Nerden anladın diye sual edecek olursanız, ilk bakışta anlaşılmaz ya da tanımsız görüneni, daha sonra dokunun yoğunluğunun simgesi olarak, yalnızca yansılayıcı olandan ayırt edilebilmiş. Eseri, gerçekten yaratıcı bir düş gücünden fırlayan bir çalışmanın olağanüstü kapsamlı yoğunlaşması olarak sahneye taşımış. Beckettin anlattığını sadece özyaşamsal bir öykü olarak değil, çok daha derin bir yapı olarak algılamış.
Arikhanın mükemmel sadelikteki dekoru
Avigdor Arikha, klostrofobik iç alanı fevkalade veren bir dekor tasarımı yapmış. Kırmızı merdiven ve Clovun son sahnedeki kırmızı ceketiyle başkaldırının simgeleştirilmesi de hayli ilginç geldi bana. Genevieve Soubirounun ışık tasarımı da başarılı, ama başarısına benim oyunu seyrettiğim Beyoğlundaki Muammer Karaca Tiyatrosunun Beam-Lightslarından birinin pırpır yapması gölge düşürüyor. Barbara Huttun kostümleri de iyi. Oyunu dilimize kazandıran Genco Erkalın çevirisi de kusursuz denecek düzeyde. Belli ki titiz bir çalışma yapmış Erkal. Hele bir de tercih yerine yeğleme kullansaymış!
Oyuncular
Hikmet Karagöz, Nagge hiç abartmadan, dengeli bir biçimde can veriyor. Meral Çetinkaya, gene Meral Çetinkaya gibi yani kusursuz ve gene olabildiğince titiz. Bülent Emin Yarar, Clovu incelemiş, çözmüş, keşfetmiş, araştırmış, tartmış, tanımış, reddetmiş, onaylamış. Sorarım size, daha ne yapsaymış?

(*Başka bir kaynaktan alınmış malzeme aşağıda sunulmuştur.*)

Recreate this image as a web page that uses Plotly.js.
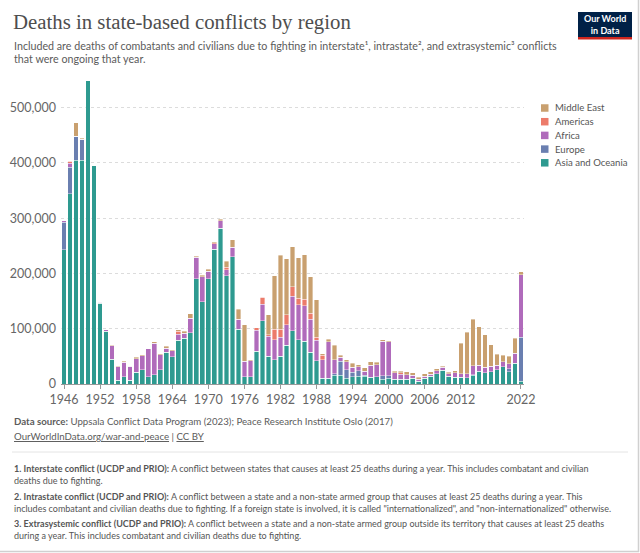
<!DOCTYPE html>
<html>
<head>
<meta charset="utf-8">
<script src="https://cdn.plot.ly/plotly-3.0.1.min.js"></script>
<style>
html,body{margin:0;padding:0;background:#fff;}
#chart{width:640px;height:553px;}
</style>
</head>
<body>
<div id="chart"></div>
<script>
const years = [1946,1947,1948,1949,1950,1951,1952,1953,1954,1955,1956,1957,1958,1959,1960,1961,1962,1963,1964,1965,
1966,1967,1968,1969,1970,1971,1972,1973,1974,1975,1976,1977,1978,1979,1980,1981,1982,1983,1984,1985,
1986,1987,1988,1989,1990,1991,1992,1993,1994,1995,1996,1997,1998,1999,2000,2001,2002,2003,2004,2005,
2006,2007,2008,2009,2010,2011,2012,2013,2014,2015,2016,2017,2018,2019,2020,2021,2022];

const asiaOceania = [243000,344000,405000,405000,549000,395000,146000,95000,45000,7000,13000,7000,21000,26000,13000,17000,26000,57000,49000,79000,
83000,93000,190000,149000,190000,244000,282000,196000,230000,99000,13000,13000,59000,114000,50000,44000,50000,70000,96000,80000,
77000,57000,42000,10000,10000,16000,16000,10000,13000,14000,14000,12000,13000,9000,10000,9000,9000,9000,10000,5000,
10000,14000,19000,25000,14000,12000,12000,11000,16000,22000,20000,22000,26000,31000,22000,38000,5000];

const europe = [50000,48000,43000,38000,0,0,0,0,0,0,0,0,0,0,0,0,0,0,0,0,
0,0,0,0,0,0,0,0,0,0,0,0,0,0,0,0,0,0,0,0,
0,0,0,0,0,3000,25000,16000,8000,10000,2000,0,0,6000,5000,0,0,0,0,0,
0,0,0,0,0,0,0,0,1000,1000,0,0,0,0,6000,0,80000];

const africa = [2000,7000,0,0,0,0,2000,3000,24000,24000,26000,25000,25000,25000,51000,57000,27000,8000,11000,11000,
9000,26000,39000,45000,14000,10000,13000,11000,17000,18000,28000,29000,38000,30000,36000,36000,35000,37000,63000,63000,
65000,60000,37000,34000,66000,25000,7000,14000,9000,7000,7000,22000,22000,62000,61000,11000,9000,8000,6000,4000,
4000,4000,5000,5000,5000,8000,7000,8000,16000,11000,10000,10000,8000,9000,9000,18000,113000];

const americas = [0,4000,0,0,0,0,0,0,0,0,0,0,0,0,0,0,0,0,0,5000,
0,0,0,0,0,2000,0,4000,0,0,0,0,5000,13000,3000,19000,14000,18000,17000,12000,
11000,11000,6000,8000,0,0,0,0,0,0,0,0,0,0,0,0,2000,0,0,0,
0,0,0,0,0,0,0,0,0,0,0,0,0,0,0,0,0];

const middleEast = [0,0,25000,2000,0,0,0,0,1000,1000,2000,0,2000,2000,0,2000,2000,3000,2000,3000,
3000,8000,2000,3000,4000,1000,3000,11000,14000,18000,66000,2000,0,0,36000,97000,134000,102000,72000,73000,
81000,66000,67000,3000,5000,26000,4000,4000,8000,4000,6000,6000,4000,3000,2000,3000,3000,5000,4000,3000,
5000,4000,4000,2000,2000,4000,55000,75000,84000,70000,59000,39000,20000,12000,13000,27000,5000];

const seriesNames = ["Asia and Oceania","Europe","Africa","Americas","Middle East"];
const seriesValues = [asiaOceania, europe, africa, americas, middleEast];
const seriesColors = ["#2e9a90","#6a7fb0","#b06bbb","#ec7b6a","#c9a06f"];

const xTickVals = [1946,1952,1958,1964,1970,1976,1982,1988,1994,2000,2006,2012,2022];
const yTickVals = [0,100000,200000,300000,400000,500000];

const W = 640, H = 553;
const M = {l:61, r:116, t:80, b:169};
const pw = W - M.l - M.r, ph = H - M.t - M.b;
const px = x => (x - M.l) / pw;
const py = y => (H - M.b - y) / ph;

const traces = seriesNames.map((name, i) => ({
  type: 'bar',
  name: name,
  x: years,
  y: seriesValues[i],
  marker: {color: seriesColors[i], line: {color: 'rgba(255,255,255,0.75)', width: 0.5}},
  showlegend: false,
  hovertemplate: '%{x}: %{y:,}<extra>' + name + '</extra>'
}));

const FONT = 'Lato, "Open Sans", sans-serif';
const annotations = [];
const shapes = [];
function textLine(x, y, text, size, color, anchor) {
  annotations.push({xref:'paper', yref:'paper', x:px(x), y:py(y), xanchor:anchor || 'left', yanchor:'middle',
    showarrow:false, text:text, font:{family:FONT, size:size, color:color}});
}

// Title & subtitle
annotations.push({xref:'paper', yref:'paper', x:px(11), y:py(22), xanchor:'left', yanchor:'middle', showarrow:false,
  text:'Deaths in state-based conflicts by region', font:{family:'"Liberation Serif", "DejaVu Serif", serif', size:20.8, color:'#4e4e4e'}});
textLine(12, 45, 'Included are deaths of combatants and civilians due to fighting in interstate¹, intrastate², and extrasystemic³ conflicts', 10.7, '#5b5b5b');
textLine(12, 58.5, 'that were ongoing that year.', 10.7, '#5b5b5b');

// Logo
shapes.push({type:'rect', xref:'paper', yref:'paper', x0:px(578), x1:px(632), y0:py(12), y1:py(39), fillcolor:'#002147', line:{width:0}, layer:'above'});
shapes.push({type:'rect', xref:'paper', yref:'paper', x0:px(578), x1:px(632), y0:py(37), y1:py(39.5), fillcolor:'#ce261e', line:{width:0}, layer:'above'});
annotations.push({xref:'paper', yref:'paper', x:px(605), y:py(24.5), xanchor:'center', yanchor:'middle', showarrow:false,
  text:'<b>Our World<br>in Data</b>', font:{family:FONT, size:9, color:'#ffffff'}});

// Legend (manual, top-to-bottom = reverse stacking order)
const legendTop = 108, legendStep = 13.7;
for (let k = 0; k < seriesNames.length; k++) {
  const i = seriesNames.length - 1 - k;
  const cy = legendTop + k * legendStep;
  shapes.push({type:'rect', xref:'paper', yref:'paper', x0:px(541), x1:px(548.5), y0:py(cy-3.75), y1:py(cy+3.75), fillcolor:seriesColors[i], line:{width:0}});
  textLine(552.5, cy, seriesNames[i], 9.6, '#555');
}

// Footer
textLine(12, 421, '<b>Data source:</b> Uppsala Conflict Data Program (2023); Peace Research Institute Oslo (2017)', 9.7, '#5b5b5b');
textLine(12, 436, '<u>OurWorldInData.org/war-and-peace</u> | <u>CC BY</u>', 9.7, '#5b5b5b');
shapes.push({type:'line', xref:'paper', yref:'paper', x0:px(12), x1:px(628), y0:py(452), y1:py(452), line:{color:'#e4e4e4', width:1}});
const noteLines = [
  '<b>1. Interstate conflict (UCDP and PRIO):</b> A conflict between states that causes at least 25 deaths during a year. This includes combatant and civilian',
  'deaths due to fighting.',
  '<b>2. Intrastate conflict (UCDP and PRIO):</b> A conflict between a state and a non-state armed group that causes at least 25 deaths during a year. This',
  'includes combatant and civilian deaths due to fighting. If a foreign state is involved, it is called "internationalized", and "non-internationalized" otherwise.',
  '<b>3. Extrasystemic conflict (UCDP and PRIO):</b> A conflict between a state and a non-state armed group outside its territory that causes at least 25 deaths',
  'during a year. This includes combatant and civilian deaths due to fighting.'
];
const noteYs = [468, 480.5, 496, 508.5, 523, 535.5];
noteLines.forEach((t, i) => textLine(12, noteYs[i], t, 9.0, '#555'));

// Frame border (right & bottom)
shapes.push({type:'line', xref:'paper', yref:'paper', x0:px(638.5), x1:px(638.5), y0:py(0), y1:py(552), line:{color:'#d0d0d0', width:1.5}});
shapes.push({type:'line', xref:'paper', yref:'paper', x0:px(0), x1:px(639), y0:py(551.5), y1:py(551.5), line:{color:'#d0d0d0', width:1.5}});

const layout = {
  width: W, height: H,
  margin: M,
  paper_bgcolor: '#fff', plot_bgcolor: '#fff',
  barmode: 'stack',
  bargap: 0.22,
  showlegend: false,
  font: {family: FONT, color: '#666'},
  xaxis: {
    range: [1945.5, 2022.5],
    tickvals: xTickVals,
    ticktext: xTickVals.map(String),
    ticks: 'outside', ticklen: 4, tickcolor: '#999',
    showline: true, linecolor: '#999', linewidth: 1,
    showgrid: false, zeroline: false,
    tickfont: {family: FONT, size: 12.5, color: '#666'}
  },
  yaxis: {
    range: [0, 550000],
    tickvals: yTickVals,
    tickformat: ',',
    showgrid: true, gridcolor: '#dcdcdc', griddash: 'dot', gridwidth: 1,
    zeroline: false, showline: false, ticks: '',
    ticklabelstandoff: 4,
    tickfont: {family: FONT, size: 12.5, color: '#666'}
  },
  annotations: annotations,
  shapes: shapes
};

Plotly.newPlot('chart', traces, layout, {displayModeBar: false, staticPlot: true});
</script>
</body>
</html>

Hammde Genco Erkal, her zaman olduğu gibi gene oyunun ve rolünün ana doğrultusunu ve düşüncesini, üstün yönelimini ve kesintisiz eylem çizgisini açığa çıkarmayı başarıyor. Allem ediyor kallem ediyor, imgelemesine, duygularına, düşüncelerine ve iradesine gene mükemmel malzeme çıkarıyor.
Başka ne diyeyim ki! Size de bu oyunu ne yapıp edip bir yerlerde seyretme zorunluluğu kalıyor.